İşin aslı, Kasım ayında başlayarak petrol, doğalgaz ve İran Merkez Bankası’nı hedef alacak ABD yaptırımlarının yürürlüğe girmesinden önce büyük Avrupalı şirketler, İran pazarından çekilmek anlamında pek etkilenmiş görünmüyor.

İran’ın gelirlerinin üçte ikisi petrol ve doğalgazdan gelirken, Çin, Hindistan ve Türkiye’nin İran’dan petrol alımını durdurmayacağını açıklamasına rağmen, şu an günde 2.2 milyon varil seviyesine ulaşan petrol ihracatının, yaptırımların ardından yarıya ineceği tahmin ediliyor.

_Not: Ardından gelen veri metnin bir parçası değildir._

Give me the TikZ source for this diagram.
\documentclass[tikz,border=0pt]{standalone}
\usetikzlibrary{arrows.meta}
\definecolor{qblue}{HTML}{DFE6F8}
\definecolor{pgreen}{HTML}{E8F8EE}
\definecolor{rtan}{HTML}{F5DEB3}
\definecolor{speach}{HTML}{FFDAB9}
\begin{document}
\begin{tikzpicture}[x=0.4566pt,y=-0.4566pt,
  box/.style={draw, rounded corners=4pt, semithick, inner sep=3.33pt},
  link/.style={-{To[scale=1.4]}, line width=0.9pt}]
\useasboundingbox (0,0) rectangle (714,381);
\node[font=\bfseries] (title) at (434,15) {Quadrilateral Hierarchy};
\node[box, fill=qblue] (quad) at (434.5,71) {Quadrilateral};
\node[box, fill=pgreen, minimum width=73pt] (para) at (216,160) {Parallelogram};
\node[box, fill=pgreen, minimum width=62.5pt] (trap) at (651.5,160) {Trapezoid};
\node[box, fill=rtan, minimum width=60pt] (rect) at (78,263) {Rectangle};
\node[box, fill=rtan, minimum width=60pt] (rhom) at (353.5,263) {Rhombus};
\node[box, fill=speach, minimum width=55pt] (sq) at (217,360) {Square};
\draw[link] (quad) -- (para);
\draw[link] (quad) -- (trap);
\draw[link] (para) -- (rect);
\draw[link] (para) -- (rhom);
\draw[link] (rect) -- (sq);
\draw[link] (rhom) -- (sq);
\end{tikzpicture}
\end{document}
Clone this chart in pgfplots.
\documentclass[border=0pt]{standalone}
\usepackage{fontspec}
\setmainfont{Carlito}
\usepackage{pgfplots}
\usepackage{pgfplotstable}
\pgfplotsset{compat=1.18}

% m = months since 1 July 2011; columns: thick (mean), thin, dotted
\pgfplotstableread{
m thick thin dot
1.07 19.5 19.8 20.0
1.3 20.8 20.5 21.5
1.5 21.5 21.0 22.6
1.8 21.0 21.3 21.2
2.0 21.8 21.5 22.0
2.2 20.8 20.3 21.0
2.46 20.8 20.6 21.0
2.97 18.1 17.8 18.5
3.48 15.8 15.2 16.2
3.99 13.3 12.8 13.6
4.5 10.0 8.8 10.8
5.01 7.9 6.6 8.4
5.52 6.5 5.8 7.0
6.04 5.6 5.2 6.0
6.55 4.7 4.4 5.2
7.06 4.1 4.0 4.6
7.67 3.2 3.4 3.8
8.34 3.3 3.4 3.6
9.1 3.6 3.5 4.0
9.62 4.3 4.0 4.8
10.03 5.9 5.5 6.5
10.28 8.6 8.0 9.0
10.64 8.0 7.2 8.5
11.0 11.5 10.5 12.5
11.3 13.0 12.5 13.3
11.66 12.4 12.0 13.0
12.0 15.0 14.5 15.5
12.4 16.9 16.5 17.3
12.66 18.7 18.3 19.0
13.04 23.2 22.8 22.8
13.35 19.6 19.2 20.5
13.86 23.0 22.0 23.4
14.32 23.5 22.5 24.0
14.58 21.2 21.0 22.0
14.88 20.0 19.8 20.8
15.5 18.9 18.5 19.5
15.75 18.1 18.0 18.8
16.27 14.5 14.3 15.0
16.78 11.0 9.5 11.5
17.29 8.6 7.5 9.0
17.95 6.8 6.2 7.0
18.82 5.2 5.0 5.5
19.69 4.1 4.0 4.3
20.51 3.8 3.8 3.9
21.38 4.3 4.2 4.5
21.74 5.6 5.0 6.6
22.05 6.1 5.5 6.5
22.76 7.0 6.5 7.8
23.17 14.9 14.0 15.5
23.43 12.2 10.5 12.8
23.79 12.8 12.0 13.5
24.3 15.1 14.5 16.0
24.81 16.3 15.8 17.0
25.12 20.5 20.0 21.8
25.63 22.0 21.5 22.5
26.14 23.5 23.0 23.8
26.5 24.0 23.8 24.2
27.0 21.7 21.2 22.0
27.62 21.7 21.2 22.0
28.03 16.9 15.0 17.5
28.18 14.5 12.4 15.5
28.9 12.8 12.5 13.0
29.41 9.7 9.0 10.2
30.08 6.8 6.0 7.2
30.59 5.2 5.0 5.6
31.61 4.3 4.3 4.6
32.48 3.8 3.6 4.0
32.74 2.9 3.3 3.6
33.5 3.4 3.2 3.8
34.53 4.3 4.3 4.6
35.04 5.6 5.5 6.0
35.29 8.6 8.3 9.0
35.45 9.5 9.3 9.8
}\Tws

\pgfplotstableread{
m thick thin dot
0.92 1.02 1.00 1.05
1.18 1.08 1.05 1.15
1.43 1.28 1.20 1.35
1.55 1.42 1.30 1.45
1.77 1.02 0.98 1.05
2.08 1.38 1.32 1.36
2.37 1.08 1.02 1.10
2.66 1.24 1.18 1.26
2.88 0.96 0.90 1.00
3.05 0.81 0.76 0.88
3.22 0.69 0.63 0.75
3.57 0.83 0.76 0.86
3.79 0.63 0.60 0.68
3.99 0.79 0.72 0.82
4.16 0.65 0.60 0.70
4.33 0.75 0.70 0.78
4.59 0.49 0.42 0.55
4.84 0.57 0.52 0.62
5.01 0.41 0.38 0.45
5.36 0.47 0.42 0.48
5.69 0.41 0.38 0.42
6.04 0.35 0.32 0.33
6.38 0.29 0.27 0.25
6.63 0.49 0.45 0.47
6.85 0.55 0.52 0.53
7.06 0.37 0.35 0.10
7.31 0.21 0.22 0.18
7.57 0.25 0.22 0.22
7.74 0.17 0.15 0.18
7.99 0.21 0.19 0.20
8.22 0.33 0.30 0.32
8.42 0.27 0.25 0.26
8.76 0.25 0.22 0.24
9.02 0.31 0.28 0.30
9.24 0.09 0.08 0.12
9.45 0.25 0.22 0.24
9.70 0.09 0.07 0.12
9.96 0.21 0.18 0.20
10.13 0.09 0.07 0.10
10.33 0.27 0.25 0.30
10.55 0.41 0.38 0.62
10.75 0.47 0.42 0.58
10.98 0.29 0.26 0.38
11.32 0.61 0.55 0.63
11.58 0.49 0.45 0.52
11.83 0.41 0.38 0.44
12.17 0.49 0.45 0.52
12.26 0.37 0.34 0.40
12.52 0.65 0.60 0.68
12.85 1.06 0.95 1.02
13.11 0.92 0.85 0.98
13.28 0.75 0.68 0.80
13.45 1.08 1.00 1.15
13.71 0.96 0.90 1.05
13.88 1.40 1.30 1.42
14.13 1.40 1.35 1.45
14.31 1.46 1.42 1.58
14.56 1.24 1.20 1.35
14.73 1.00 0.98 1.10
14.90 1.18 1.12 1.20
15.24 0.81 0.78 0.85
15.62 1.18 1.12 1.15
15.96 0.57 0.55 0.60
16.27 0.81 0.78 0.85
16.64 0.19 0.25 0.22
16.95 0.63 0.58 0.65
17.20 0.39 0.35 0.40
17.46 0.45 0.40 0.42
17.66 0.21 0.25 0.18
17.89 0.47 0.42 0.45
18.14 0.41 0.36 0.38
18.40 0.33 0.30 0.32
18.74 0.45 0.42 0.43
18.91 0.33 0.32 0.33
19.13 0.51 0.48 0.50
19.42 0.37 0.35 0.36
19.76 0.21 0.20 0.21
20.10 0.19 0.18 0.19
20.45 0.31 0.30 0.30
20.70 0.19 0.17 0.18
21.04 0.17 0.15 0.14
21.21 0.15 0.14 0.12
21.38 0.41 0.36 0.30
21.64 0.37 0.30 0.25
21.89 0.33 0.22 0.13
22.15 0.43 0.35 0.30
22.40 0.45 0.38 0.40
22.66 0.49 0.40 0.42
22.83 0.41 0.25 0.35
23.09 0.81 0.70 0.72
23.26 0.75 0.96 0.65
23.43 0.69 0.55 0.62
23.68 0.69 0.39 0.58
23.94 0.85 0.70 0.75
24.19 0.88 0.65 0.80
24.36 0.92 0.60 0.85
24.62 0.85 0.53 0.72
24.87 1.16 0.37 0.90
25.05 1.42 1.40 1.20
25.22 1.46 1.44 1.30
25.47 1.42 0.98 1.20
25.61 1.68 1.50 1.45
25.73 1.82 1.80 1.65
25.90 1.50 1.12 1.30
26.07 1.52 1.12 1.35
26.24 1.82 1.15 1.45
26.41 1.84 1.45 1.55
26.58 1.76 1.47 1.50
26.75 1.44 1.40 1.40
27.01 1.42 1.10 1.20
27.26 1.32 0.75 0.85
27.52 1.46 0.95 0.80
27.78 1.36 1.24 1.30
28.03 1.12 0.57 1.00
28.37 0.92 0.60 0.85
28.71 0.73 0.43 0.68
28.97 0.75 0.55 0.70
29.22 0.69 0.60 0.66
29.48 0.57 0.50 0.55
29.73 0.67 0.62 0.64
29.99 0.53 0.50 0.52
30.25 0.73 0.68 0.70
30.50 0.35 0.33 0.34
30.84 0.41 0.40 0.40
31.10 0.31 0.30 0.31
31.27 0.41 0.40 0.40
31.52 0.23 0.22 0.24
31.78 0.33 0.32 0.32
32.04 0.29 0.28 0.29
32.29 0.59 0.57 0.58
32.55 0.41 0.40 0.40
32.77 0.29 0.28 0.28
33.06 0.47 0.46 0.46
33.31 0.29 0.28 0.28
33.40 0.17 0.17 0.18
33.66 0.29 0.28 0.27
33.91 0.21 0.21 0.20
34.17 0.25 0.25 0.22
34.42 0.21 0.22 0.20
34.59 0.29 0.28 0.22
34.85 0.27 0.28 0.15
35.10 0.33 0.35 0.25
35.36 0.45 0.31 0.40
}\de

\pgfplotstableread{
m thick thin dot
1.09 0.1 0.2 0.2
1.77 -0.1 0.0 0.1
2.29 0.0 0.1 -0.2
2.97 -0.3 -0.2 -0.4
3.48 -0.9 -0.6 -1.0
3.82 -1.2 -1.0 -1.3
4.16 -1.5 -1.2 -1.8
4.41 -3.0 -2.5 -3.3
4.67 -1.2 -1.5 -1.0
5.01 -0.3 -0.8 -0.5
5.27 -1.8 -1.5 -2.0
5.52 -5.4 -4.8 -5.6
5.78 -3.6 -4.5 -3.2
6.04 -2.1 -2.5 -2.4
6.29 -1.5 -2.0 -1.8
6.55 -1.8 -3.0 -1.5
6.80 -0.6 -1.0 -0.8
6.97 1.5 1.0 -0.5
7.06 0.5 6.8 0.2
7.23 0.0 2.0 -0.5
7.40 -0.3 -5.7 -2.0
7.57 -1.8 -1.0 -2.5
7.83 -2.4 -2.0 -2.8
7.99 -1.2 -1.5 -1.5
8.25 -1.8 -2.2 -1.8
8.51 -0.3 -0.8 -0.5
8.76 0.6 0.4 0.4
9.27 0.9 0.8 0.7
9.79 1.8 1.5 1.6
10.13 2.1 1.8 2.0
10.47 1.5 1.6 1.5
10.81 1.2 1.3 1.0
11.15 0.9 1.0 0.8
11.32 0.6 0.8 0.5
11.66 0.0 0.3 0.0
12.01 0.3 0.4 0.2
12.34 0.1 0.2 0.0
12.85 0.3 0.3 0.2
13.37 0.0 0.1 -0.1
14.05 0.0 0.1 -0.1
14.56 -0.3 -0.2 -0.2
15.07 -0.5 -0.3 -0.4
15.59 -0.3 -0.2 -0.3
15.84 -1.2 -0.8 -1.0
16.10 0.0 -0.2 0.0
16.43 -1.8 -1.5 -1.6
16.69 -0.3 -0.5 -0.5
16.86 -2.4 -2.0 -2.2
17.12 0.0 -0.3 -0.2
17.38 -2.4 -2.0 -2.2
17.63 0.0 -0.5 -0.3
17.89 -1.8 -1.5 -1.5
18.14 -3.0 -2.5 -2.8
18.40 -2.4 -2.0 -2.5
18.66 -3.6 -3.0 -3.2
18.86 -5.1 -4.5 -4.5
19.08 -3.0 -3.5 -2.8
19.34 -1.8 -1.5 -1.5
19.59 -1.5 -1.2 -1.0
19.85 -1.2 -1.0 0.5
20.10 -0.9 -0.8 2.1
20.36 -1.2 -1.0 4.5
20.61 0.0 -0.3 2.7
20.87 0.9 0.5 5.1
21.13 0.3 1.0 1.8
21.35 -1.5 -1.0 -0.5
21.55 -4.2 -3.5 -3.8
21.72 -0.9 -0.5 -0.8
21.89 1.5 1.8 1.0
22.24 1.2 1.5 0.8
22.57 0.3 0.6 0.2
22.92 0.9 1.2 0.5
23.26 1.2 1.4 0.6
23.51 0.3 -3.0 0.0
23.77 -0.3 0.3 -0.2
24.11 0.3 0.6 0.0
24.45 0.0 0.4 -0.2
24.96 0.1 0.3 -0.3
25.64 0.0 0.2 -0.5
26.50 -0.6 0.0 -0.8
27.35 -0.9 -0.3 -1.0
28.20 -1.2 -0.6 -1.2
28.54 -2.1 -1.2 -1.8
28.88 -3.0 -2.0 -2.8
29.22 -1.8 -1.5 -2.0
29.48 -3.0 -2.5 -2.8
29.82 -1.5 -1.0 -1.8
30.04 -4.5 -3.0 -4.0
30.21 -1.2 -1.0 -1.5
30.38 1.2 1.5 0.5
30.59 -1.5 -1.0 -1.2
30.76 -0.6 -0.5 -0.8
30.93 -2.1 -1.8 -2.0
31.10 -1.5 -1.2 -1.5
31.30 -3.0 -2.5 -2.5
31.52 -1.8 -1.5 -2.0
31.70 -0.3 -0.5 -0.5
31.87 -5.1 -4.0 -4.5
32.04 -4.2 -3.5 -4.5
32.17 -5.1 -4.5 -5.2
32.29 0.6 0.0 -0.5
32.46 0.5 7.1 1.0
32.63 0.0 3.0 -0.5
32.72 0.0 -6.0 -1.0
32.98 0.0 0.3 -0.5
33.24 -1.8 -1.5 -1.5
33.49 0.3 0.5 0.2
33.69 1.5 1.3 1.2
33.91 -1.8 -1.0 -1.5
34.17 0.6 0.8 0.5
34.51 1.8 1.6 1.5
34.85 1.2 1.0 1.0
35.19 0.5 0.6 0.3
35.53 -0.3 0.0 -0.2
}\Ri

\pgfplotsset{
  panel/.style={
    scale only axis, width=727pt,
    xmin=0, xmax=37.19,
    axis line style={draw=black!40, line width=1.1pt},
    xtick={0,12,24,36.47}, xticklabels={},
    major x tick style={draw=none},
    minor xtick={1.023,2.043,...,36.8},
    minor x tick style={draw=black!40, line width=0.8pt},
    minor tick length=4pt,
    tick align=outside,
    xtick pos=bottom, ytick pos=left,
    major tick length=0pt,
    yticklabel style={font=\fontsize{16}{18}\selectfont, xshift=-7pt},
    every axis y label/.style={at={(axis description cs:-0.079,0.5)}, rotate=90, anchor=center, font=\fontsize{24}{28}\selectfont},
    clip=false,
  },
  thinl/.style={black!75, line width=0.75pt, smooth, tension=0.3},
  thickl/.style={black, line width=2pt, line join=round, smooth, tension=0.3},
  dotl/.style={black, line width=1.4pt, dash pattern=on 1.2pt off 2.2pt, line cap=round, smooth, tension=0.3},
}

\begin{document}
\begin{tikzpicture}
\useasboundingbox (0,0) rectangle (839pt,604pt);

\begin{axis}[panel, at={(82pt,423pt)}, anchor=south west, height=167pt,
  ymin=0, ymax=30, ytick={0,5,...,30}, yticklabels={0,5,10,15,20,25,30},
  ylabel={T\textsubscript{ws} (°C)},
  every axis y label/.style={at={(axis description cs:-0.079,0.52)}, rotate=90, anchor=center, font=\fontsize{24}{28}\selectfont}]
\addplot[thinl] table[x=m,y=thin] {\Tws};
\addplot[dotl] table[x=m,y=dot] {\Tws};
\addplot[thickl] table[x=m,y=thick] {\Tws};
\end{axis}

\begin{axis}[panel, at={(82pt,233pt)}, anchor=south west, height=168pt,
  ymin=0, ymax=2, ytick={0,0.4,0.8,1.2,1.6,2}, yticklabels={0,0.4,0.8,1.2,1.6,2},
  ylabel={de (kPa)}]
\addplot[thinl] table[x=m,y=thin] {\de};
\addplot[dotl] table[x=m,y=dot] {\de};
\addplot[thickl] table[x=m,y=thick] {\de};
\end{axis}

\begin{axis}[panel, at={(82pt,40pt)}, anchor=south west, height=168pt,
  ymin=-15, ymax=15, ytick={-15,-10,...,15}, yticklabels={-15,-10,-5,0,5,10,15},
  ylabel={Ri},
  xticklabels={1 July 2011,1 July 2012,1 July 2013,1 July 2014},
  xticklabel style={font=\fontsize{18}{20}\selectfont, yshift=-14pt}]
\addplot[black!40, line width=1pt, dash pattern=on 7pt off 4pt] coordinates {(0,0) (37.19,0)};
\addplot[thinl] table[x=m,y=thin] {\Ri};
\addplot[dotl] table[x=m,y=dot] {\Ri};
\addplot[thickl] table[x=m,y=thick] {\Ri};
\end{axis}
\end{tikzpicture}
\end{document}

Avrupa, şirketleri aracılığıyla ‘havuç ve sopa’ politikasını kullanmaya çalışırken, bir yandan şirketlerine İran piyasasında kalıp ABD yaptırımlarına tabi tutulmaları halinde zararlarının telafi edileceği sözünü veriyor, bir yandan da Amerikan yasalarına boyun eğmeleri halinde Avrupa’nın yaptırımlarıyla yüzleşeceklerine dair onları tehdit ediyor. Bu da, şirketlerin, ABD yaptırımları ve Avrupa yaptırımları arasında seçim yapmak zorunda olduğu anlamına geliyor.

‘Ülkelerin isteği’ değil, ‘şirketlerin çıkarları’ belirleyici olacak

Ancak bugün görülen, bu şirketlerin yaptırımları beklemeyeceği ve ülkelerinin istediği gibi değil, çıkarlarının doğrultusunda karar verecekleri yönünde.

Avrupalıların tutumu ise sadece şirketlerini değil, ABD ve İran arasındaki ‘bilek güreşinin’ kaderini de etkileyecek gibi görünüyor.